Well at p=1 you have you're dealing with undefined terms can't divide by zero
if p is less then 1 more than zero or more than 1

The first term is some function of infinity
second term is a real number

Answer 21

some function of infinity minus a real number is the solution

Answer 22

What do you know about convergent series and the rules for them regarding integrals?

Answer 23

no

Answer 24

What do we know?

Answer 25

i havent learned that

Answer 26

what do you mean by convergent series?

Answer 27

Your integral can be rewritten:

Answer 28

\[\zeta(x)=\sum_{n=1}^{\infty}(1/n^x)\]

Answer 29

This the Reimann-zeta function.
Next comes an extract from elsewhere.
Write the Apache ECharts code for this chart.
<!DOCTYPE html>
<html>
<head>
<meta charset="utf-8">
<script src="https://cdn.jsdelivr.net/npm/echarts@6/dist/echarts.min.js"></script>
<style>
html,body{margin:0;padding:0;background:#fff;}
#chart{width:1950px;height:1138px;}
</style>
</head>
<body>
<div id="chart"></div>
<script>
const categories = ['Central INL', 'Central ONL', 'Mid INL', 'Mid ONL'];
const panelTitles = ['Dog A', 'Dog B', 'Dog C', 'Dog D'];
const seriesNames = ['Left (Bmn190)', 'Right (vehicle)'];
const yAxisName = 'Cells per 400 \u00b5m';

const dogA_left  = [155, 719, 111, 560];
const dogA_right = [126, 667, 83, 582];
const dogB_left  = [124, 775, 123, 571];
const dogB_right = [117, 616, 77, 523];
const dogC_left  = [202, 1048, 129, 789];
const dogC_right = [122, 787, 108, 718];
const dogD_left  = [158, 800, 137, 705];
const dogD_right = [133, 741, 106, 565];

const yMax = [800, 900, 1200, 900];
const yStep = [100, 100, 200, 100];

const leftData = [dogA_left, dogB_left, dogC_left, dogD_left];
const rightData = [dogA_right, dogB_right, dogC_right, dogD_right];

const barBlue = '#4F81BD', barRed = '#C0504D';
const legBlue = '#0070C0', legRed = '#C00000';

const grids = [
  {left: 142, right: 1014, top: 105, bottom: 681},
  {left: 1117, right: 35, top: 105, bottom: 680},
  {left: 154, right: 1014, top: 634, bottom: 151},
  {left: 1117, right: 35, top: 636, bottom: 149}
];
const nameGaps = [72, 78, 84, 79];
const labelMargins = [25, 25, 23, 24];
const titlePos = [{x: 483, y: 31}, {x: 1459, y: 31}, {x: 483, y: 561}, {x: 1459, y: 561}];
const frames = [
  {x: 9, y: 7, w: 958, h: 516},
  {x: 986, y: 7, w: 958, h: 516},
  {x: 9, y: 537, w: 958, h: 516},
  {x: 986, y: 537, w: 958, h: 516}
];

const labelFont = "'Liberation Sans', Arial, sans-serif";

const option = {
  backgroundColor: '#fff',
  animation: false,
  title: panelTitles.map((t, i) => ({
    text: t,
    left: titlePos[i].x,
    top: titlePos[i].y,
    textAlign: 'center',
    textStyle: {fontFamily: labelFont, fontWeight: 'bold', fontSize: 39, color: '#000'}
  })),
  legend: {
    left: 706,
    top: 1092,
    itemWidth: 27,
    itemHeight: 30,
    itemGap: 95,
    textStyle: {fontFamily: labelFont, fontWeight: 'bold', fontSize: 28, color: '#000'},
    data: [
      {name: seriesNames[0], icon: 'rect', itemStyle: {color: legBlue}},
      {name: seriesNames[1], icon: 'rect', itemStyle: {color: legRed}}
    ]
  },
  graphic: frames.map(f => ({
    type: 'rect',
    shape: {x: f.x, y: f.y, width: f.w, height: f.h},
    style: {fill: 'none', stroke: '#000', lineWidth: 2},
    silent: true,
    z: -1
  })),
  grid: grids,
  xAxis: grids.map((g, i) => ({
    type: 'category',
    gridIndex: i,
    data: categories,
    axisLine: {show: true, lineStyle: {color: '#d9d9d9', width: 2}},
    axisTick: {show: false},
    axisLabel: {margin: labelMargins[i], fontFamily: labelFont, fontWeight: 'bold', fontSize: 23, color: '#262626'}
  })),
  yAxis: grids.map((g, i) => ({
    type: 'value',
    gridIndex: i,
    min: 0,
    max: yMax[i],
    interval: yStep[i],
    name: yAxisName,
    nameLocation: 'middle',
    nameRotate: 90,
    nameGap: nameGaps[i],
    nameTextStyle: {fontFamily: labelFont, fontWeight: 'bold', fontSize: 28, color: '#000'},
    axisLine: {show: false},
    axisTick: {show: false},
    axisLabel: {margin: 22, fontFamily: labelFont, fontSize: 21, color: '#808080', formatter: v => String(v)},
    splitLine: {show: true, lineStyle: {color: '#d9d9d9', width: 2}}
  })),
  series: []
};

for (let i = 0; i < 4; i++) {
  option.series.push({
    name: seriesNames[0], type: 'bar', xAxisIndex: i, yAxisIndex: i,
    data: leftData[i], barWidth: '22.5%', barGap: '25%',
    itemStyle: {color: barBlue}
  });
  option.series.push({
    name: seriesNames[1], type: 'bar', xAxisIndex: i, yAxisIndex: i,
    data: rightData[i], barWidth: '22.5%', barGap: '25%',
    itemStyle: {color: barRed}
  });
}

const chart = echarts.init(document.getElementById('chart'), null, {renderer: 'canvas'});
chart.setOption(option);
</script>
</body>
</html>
Zeta of x is the the sum of 1 over n to power of x.

Answer 30

ok

Answer 31

im sorry, im not sure what to do

Answer 32

Have you learned about the p-series?

Answer 33

nope

Answer 34

Ok, I found it.. Your integral is equal to\[\sum_{n=1}^{\infty}(\frac{ 1 }{ n })^{c}\]

Answer 35

That can recognized as a geometric series
whose base is less than 1 absolutely therefore the sum is convergent and thus the integral is also convergent

Answer 36

oh ok. so thats a rule?

Answer 37

That's a property of geometric series.

Answer 38

And the second part is a property of the integral test.

Answer 39

Also you may recognize that the limit of the function involved is zero as x approaches infinity, which is another thing unique to convergent series.

Answer 40

how is the limit zero?

Answer 41

\[\lim_{n \rightarrow \infty}\left( \frac{ 1 }{ x } \right)^{n}\]

and
\[\lim_{x \rightarrow \infty } (\lim_{n \rightarrow \infty}(1/n)^{x})=0\]

Answer 42

ah ok. so now i evaluate that integral?

Answer 43

i still dont know how to evaluate \[\frac{ x ^{1-p} }{ 1-p}\]from 1 to infinity

Answer 44

what is going from 1 to infinity?

Answer 45

\[\int\limits_{1}^{\infty} \frac{ 1 }{ x ^{p} }dx = \frac{ x ^{1-p} }{ 1-p } [1,\infty]\]

Answer 46

it depends on your p value..

Answer 47

p>1 then it converges
p< or = 1 then it diverges (p series properties)

Answer 48

so if p>1, how can i evaluate it?

Answer 49

By first rewriting it as a geometric series

Answer 50

\[\sum_{n=1}^{\infty}ar ^{n-1}=(\frac{ a }{ 1-r }) \] when 0<r<1

Answer 51

You say that p is more than 1 but is p a constant or a variable?

Answer 52

p is a constant

Answer 53

Call n-1 your p

r will always be less than 1 in absolute value right?

Answer 54

yes